--- start Provided records ---
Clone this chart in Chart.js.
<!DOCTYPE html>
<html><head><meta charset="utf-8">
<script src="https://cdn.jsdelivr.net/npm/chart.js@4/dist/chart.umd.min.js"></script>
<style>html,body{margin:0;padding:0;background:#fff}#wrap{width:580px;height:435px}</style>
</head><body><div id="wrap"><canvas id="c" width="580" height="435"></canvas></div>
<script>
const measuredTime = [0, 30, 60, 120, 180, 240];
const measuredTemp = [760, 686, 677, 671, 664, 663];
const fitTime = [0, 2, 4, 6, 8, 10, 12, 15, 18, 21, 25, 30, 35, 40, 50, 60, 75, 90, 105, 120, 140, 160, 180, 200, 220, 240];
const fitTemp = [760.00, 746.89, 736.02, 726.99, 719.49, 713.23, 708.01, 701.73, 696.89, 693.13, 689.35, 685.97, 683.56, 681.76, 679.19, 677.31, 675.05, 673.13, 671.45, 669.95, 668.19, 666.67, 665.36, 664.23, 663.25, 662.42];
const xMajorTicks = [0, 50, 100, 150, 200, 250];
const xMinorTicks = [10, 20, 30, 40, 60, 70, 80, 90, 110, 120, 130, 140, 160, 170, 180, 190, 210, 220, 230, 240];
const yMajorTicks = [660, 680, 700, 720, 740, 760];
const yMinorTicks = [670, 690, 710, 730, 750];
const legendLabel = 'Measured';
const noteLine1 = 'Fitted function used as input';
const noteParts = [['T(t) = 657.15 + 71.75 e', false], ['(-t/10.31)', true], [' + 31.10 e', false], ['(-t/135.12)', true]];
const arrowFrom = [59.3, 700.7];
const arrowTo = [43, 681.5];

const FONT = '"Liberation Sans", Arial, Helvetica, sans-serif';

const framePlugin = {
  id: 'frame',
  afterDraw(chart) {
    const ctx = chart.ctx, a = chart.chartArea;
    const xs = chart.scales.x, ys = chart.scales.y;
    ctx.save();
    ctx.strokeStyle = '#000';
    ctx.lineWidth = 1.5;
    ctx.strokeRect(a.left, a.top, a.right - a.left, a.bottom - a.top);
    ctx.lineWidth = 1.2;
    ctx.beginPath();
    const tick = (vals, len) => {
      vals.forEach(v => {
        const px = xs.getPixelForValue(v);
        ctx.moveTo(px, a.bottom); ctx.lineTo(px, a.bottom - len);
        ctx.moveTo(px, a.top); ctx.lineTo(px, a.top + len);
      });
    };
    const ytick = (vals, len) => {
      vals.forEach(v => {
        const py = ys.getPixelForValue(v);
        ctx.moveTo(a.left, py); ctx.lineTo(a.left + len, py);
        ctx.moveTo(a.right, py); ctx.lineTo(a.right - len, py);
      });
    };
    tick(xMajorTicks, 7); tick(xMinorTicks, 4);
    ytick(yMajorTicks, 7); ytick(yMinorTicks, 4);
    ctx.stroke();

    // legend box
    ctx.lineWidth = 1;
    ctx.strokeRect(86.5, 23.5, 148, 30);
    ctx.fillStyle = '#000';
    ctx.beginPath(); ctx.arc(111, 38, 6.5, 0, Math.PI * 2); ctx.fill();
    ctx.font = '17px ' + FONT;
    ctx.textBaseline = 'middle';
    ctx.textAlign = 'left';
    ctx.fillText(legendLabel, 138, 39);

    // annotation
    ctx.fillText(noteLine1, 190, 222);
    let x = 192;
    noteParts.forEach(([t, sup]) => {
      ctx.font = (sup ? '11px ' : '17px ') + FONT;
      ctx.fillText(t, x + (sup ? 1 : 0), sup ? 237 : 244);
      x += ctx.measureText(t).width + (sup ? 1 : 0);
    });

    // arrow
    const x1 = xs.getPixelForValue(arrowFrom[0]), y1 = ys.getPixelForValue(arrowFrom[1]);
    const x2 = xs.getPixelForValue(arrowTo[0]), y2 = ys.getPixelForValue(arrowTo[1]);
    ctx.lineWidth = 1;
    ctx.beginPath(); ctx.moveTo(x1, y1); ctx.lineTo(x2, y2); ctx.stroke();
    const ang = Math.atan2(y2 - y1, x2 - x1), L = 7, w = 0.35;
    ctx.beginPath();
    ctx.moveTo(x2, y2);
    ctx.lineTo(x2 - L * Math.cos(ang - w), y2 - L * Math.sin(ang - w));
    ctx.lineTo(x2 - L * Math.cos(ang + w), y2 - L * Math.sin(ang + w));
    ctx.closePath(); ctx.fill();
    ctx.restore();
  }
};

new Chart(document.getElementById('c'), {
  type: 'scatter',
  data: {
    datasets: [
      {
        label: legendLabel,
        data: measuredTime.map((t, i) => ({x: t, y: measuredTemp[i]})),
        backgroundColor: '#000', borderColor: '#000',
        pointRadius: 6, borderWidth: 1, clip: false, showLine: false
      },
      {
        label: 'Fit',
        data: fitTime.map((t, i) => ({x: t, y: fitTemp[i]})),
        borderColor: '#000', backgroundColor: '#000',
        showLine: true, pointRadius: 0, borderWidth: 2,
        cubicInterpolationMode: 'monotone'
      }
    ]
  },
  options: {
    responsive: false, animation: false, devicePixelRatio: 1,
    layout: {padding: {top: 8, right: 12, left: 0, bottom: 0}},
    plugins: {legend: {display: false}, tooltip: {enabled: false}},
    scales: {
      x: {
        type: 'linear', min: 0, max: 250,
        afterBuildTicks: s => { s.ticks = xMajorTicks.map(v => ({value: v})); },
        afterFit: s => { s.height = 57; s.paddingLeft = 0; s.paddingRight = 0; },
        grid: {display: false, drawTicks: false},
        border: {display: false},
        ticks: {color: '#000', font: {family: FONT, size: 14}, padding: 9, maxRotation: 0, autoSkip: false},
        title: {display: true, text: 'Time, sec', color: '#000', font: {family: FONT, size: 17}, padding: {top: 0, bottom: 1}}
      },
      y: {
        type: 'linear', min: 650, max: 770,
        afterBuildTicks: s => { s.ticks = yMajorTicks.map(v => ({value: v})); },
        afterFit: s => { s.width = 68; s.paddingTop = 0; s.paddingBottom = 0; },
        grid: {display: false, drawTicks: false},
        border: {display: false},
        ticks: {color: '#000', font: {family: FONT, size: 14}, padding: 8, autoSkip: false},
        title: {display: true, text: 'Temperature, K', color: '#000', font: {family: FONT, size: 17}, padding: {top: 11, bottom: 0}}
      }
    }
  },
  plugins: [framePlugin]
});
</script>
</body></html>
--- end Provided records ---
--- start Provided records ---
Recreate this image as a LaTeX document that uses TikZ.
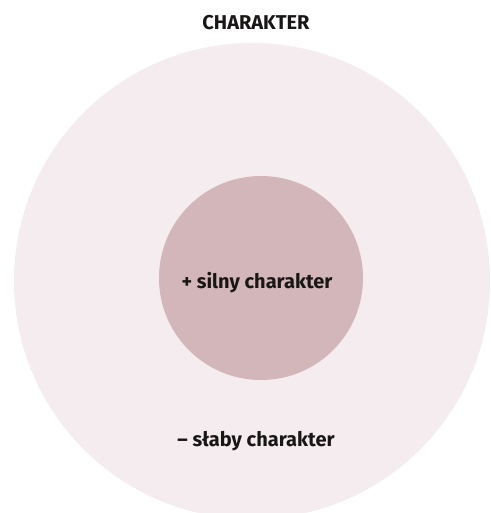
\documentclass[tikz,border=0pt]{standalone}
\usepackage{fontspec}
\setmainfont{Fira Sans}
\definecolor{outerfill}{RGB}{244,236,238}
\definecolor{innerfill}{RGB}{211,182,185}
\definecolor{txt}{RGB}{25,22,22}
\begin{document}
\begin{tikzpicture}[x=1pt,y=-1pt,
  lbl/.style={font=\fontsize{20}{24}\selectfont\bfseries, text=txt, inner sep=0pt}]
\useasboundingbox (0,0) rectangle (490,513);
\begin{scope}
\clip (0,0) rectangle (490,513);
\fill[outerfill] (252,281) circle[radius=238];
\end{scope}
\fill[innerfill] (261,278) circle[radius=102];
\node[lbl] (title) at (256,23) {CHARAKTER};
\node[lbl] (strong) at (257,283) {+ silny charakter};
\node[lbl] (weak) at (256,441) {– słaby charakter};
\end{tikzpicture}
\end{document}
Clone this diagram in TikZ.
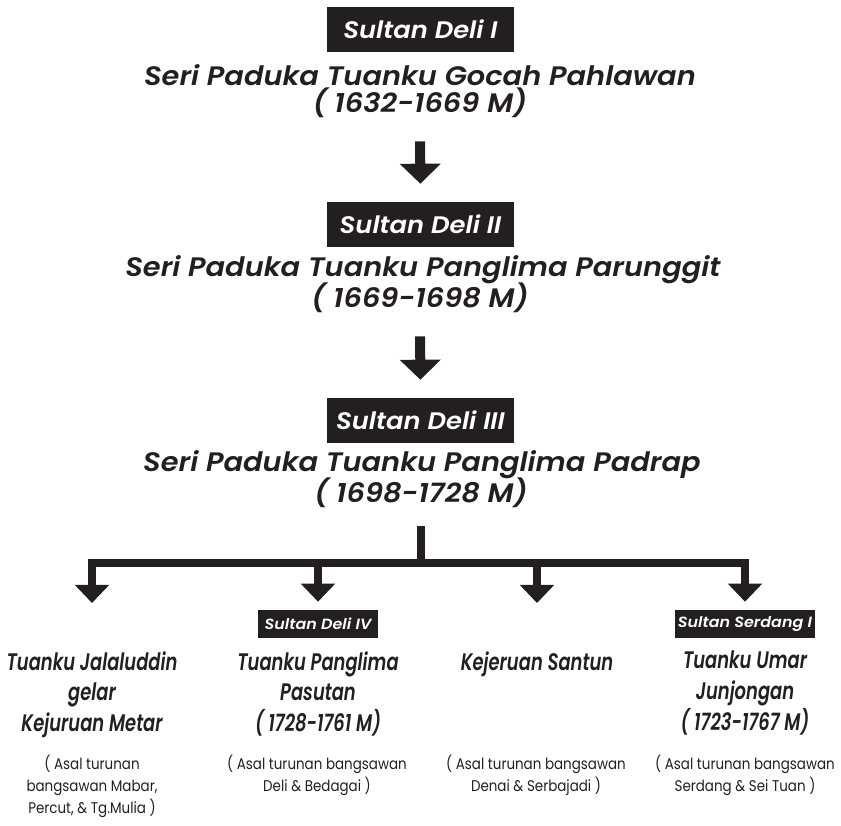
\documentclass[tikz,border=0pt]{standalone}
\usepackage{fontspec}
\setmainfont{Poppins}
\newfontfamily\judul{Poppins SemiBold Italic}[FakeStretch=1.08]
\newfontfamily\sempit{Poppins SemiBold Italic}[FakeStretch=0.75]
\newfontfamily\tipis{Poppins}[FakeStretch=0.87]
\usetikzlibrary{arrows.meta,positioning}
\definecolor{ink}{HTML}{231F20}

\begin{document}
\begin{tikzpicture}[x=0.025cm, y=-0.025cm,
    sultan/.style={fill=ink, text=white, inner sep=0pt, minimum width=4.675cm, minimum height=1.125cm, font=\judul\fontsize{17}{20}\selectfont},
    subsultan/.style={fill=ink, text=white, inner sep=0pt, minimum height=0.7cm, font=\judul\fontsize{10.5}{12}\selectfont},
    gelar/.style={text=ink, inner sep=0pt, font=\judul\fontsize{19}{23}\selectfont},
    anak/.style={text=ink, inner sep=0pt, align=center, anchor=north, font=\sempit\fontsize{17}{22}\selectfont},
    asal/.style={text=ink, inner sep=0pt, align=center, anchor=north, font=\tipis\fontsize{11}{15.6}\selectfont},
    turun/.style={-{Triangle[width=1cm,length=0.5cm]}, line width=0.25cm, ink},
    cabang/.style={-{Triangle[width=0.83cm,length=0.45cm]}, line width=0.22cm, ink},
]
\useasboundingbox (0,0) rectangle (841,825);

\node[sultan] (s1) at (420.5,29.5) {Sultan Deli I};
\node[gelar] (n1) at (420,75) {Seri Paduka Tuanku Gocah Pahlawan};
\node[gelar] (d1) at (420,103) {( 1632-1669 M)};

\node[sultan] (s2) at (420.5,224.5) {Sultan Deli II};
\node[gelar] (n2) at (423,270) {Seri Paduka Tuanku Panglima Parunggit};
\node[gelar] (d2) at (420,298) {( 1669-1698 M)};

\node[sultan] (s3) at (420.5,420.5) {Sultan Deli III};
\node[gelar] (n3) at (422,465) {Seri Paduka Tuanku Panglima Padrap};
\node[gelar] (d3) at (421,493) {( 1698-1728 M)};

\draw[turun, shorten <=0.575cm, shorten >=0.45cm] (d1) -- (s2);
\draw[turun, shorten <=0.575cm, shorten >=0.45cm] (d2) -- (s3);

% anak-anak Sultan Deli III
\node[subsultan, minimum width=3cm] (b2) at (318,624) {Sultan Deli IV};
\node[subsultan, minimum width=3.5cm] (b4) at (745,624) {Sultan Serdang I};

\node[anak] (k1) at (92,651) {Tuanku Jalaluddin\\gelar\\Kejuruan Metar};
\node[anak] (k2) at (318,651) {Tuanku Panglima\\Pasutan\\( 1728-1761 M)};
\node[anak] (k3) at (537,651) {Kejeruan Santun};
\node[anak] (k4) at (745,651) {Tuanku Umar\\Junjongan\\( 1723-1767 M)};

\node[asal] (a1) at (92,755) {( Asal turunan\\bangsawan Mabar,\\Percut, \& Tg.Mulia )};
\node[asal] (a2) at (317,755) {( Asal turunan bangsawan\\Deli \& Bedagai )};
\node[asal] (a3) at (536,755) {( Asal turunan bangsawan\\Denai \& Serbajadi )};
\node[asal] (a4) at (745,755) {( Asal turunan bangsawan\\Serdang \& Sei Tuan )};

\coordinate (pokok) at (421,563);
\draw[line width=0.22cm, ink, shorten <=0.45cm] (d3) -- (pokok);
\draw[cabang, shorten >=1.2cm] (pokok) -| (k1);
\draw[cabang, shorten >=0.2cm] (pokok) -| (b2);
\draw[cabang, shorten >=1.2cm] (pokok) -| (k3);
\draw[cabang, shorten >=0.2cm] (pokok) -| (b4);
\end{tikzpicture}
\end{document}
--- end Provided records ---
▶ [Stated goal]:
Copy all lines from the material that contain "Clone".

▶ [Solution to the exercise]:
Clone this chart in Chart.js.
Clone this diagram in TikZ.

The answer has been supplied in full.